What is expected.
Please copy every line of the records below that holds the word "matplotlib".

Given entries.
——
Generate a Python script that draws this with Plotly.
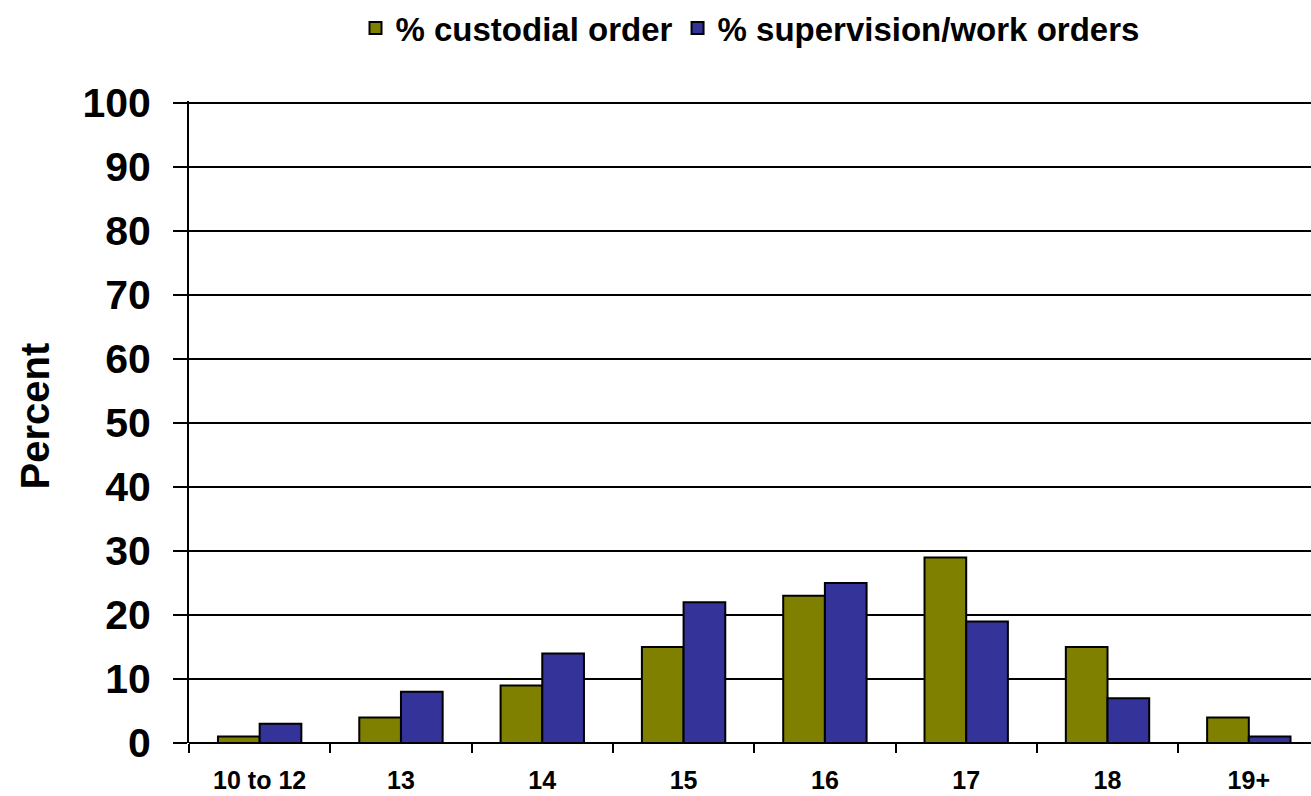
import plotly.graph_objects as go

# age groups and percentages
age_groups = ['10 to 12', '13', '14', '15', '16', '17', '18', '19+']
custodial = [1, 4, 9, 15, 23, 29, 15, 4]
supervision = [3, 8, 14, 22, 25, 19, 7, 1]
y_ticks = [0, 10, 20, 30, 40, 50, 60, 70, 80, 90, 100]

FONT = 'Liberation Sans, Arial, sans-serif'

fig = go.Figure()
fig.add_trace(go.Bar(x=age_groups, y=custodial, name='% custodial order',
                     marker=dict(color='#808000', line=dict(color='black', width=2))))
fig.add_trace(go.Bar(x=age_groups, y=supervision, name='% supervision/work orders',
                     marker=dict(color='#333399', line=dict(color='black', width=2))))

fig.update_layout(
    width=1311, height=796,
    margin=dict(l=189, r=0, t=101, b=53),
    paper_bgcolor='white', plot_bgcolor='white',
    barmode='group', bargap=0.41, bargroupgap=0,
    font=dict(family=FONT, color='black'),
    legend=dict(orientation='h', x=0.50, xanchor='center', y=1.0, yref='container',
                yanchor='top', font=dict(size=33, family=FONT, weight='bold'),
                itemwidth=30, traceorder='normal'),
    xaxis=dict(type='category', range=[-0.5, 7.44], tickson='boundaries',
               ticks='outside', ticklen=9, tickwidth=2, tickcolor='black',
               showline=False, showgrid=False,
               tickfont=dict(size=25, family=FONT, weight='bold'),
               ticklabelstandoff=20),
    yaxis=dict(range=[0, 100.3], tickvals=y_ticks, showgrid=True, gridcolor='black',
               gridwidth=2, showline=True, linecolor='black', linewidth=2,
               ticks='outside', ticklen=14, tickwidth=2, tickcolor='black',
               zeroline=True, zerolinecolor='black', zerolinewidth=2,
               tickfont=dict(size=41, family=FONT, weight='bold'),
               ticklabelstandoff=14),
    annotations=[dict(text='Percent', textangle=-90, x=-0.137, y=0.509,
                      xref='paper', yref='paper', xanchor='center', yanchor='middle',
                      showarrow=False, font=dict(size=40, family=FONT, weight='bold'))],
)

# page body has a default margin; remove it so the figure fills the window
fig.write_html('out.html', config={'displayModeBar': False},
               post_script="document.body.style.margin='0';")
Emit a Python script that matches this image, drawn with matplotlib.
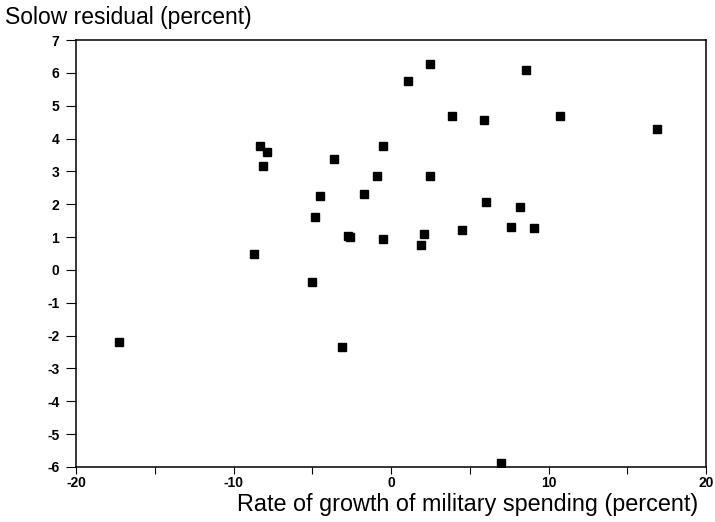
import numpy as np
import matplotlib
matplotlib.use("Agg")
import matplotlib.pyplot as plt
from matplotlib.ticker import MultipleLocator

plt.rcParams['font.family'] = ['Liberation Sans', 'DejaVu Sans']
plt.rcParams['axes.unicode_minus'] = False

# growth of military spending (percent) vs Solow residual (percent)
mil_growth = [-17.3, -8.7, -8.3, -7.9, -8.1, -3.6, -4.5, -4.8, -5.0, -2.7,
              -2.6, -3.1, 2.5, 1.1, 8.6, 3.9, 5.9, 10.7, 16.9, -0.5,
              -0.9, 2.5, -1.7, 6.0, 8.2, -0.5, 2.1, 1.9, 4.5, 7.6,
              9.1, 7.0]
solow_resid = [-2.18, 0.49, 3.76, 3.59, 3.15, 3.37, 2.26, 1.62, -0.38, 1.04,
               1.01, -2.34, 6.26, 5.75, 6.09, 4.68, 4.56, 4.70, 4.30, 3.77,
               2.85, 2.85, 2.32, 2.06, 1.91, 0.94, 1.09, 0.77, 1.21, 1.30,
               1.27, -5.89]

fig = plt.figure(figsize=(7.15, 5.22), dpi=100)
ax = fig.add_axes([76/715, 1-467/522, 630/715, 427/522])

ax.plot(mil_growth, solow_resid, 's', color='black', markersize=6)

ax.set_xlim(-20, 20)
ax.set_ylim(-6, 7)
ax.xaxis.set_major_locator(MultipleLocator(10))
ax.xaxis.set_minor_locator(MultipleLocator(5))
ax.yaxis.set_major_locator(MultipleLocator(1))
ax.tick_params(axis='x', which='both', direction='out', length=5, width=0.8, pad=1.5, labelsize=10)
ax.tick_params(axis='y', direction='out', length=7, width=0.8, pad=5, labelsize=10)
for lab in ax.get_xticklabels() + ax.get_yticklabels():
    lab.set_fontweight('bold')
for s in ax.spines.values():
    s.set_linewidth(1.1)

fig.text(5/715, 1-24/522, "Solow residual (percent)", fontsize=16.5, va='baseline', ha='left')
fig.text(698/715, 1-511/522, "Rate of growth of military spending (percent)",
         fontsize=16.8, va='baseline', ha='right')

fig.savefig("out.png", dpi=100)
——
Result.
Emit a Python script that matches this image, drawn with matplotlib.
import matplotlib
matplotlib.use("Agg")
import matplotlib.pyplot as plt
from matplotlib.ticker import MultipleLocator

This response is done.